The first suggestion that the builders of the Great Pyramid of Giza used units of measure related to modern measures is attributed to Oxford astronomy professor John Greaves (1602–1652), who journeyed to Egypt in 1638 to make measurements of the pyramid. His findings were published in his Pyramidographia (1646) and under his name in an anonymous tract. More than a century later, Greaves' measurements and additional measurements made by French engineers during Napoleon's campaign in Egypt and Syria, were studied by John Taylor (1781–1864). Taylor claimed that the measurements indicated that the ancients had used a unit of measure about 1/1000 greater than a modern British inch.

This was the origin of the "pyramid inch". Taylor regarded the "pyramid inch" to be 1/25 of the "sacred cubit", ancient unit based on the forearm length from the tip of the middle finger to the bottom of the elbow, whose existence had earlier been postulated by Isaac Newton. The principal argument was that the total length of the four sides of the pyramid would be 36524 (100 times the number of days in a year) if measured in pyramid inches.

Taylor and his followers, who included the Astronomer Royal of Scotland Charles Piazzi Smyth (1819–1900), also found numerous apparent coincidences between the measurements of the pyramids and the geometry of the Earth and the Solar System.

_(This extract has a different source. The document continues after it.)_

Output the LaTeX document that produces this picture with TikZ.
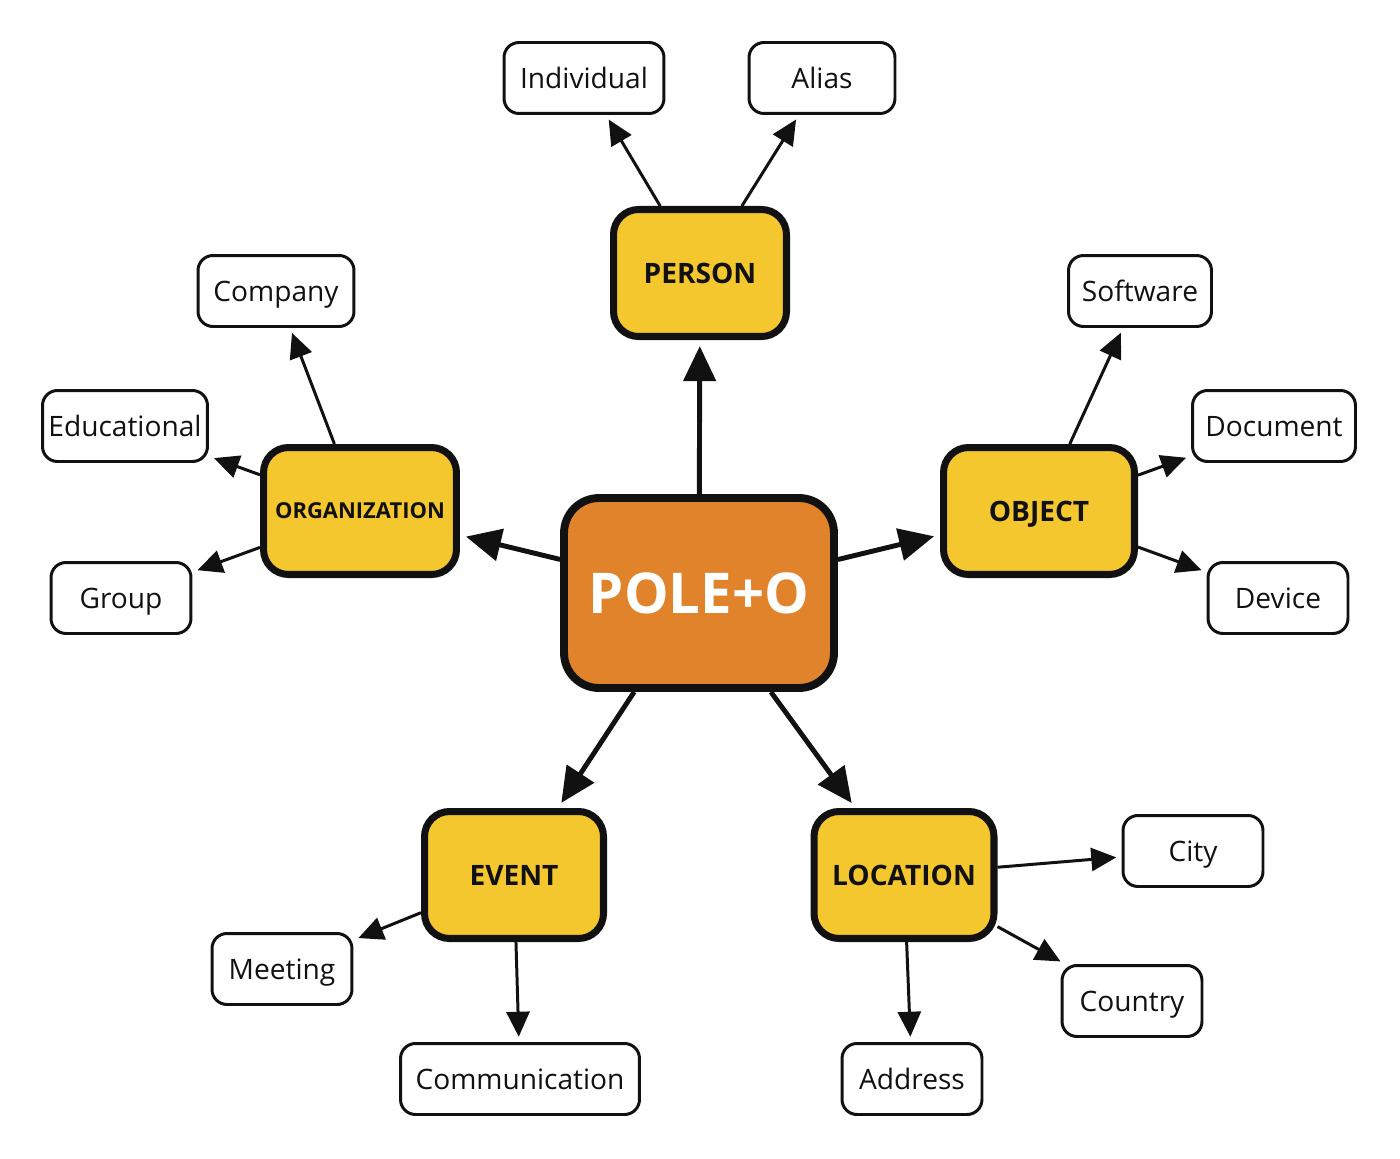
\documentclass[tikz,border=0pt]{standalone}
\usepackage{fontspec}
\setmainfont{Open Sans}
\usepackage{tikz}
\usetikzlibrary{arrows.meta, positioning}

\definecolor{orangepole}{HTML}{E0832A}
\definecolor{jaunecat}{HTML}{F5C72F}
\definecolor{bordnoir}{HTML}{111111}

\tikzset{
    centre/.style={draw=bordnoir, fill=orangepole, line width=4.5pt, rounded corners=0.7cm,
        minimum width=5.4cm, minimum height=3.8cm, text=white, text height=22.9pt, text depth=0pt,
        font=\fontsize{32}{36}\selectfont\bfseries},
    categorie/.style={draw=bordnoir, fill=jaunecat, line width=4pt, rounded corners=0.5cm,
        minimum height=2.54cm, text height=11.4pt, text depth=0pt,
        font=\fontsize{16}{19}\selectfont\bfseries, text=bordnoir},
    feuille/.style={draw=bordnoir, fill=white, line width=1.7pt, rounded corners=0.3cm,
        minimum width=2.8cm, minimum height=1.42cm, text height=11.4pt, text depth=0pt,
        font=\fontsize{16}{19}\selectfont, text=bordnoir},
    grosse/.style={draw=bordnoir, line width=2.8pt, -{Triangle[length=0.7cm, width=0.64cm]}, shorten >=3.5pt},
    fine/.style={draw=bordnoir, line width=1.7pt, -{Triangle[length=0.5cm, width=0.46cm]}, shorten >=3pt}
}

\begin{document}
\begin{tikzpicture}[x=0.02cm, y=-0.02cm]
    % Cadre de la figure
    \useasboundingbox[fill=white] (0,0) rectangle (1400,1159);

    % Noeud central
    \node[centre] (pole) at (699,593) {POLE+O};

    % Categories
    \node[categorie, minimum width=3.46cm] (person) at (700,273) {PERSON};
    \node[categorie, minimum width=3.82cm] (object) at (1039,511) {OBJECT};
    \node[categorie, minimum width=3.86cm, text height=8.9pt,
        font=\fontsize{12.5}{15}\selectfont\bfseries] (orga) at (360,511) {ORGANIZATION};
    \node[categorie, minimum width=3.58cm] (event) at (514,875) {EVENT};
    \node[categorie, minimum width=3.6cm] (location) at (904,875) {LOCATION};

    % Feuilles
    \node[feuille, minimum width=3.2cm] (individual) at (584,78) {Individual};
    \node[feuille, minimum width=2.92cm] (alias) at (822,78) {Alias};
    \node[feuille, minimum width=3.12cm] (company) at (276,291) {Company};
    \node[feuille, minimum width=3.3cm] (educational) at (125,426) {Educational};
    \node[feuille] (group) at (121,598) {Group};
    \node[feuille, minimum width=2.86cm] (software) at (1140,291) {Software};
    \node[feuille, minimum width=3.26cm] (document) at (1274,426) {Document};
    \node[feuille] (device) at (1278,598) {Device};
    \node[feuille] (meeting) at (282,969) {Meeting};
    \node[feuille, minimum width=4.78cm] (communication) at (520,1079) {Communication};
    \node[feuille] (city) at (1193,851) {City};
    \node[feuille] (country) at (1132,1001) {Country};
    \node[feuille] (address) at (912,1079) {Address};

    % Fleches principales
    \draw[grosse] (pole) -- (person);
    \draw[grosse] (pole) -- (orga);
    \draw[grosse] (pole) -- (object);
    \draw[grosse] (pole) -- (event);
    \draw[grosse] (pole) -- (location);

    % Fleches secondaires
    \draw[fine] (person) -- (individual);
    \draw[fine] (person) -- (alias);
    \draw[fine] (orga) -- (company);
    \draw[fine] (orga) -- (educational);
    \draw[fine] (orga) -- (group);
    \draw[fine] (object) -- (software);
    \draw[fine] (object) -- (document);
    \draw[fine] (object) -- (device);
    \draw[fine] (event) -- (meeting);
    \draw[fine] (event) -- (communication);
    \draw[fine] (location) -- (city);
    \draw[fine] (location) -- (country);
    \draw[fine] (location) -- (address);
\end{tikzpicture}
\end{document}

They concluded that the British system of measures was derived from a far more ancient, if not divine, system. During the 19th and early 20th centuries, this theory played a significant role in the debates over whether Britain and the United States should adopt the metric system.

The theory of Taylor and Smyth gained many eminent supporters and detractors during the following decades, but by the end of the 19th century it had lost most of its mainstream scientific support. The greatest blow to the theory was dealt by the Egyptologist Flinders Petrie (1853–1942), whose father was a believer. When Petrie went to Egypt in 1880 to perform new measurements, he found that the pyramid was several feet smaller than previously believed, including the missing capstone. This so undermined the theory that Petrie rejected it, writing "there is no authentic example, that will bear examination, of the use or existence of any such measure as a ‘Pyramid inch,’ or of a cubit of 25.025 British inches."

The pyramid inch now appears to have no significant scientific support. No direct evidence for it has ever been found.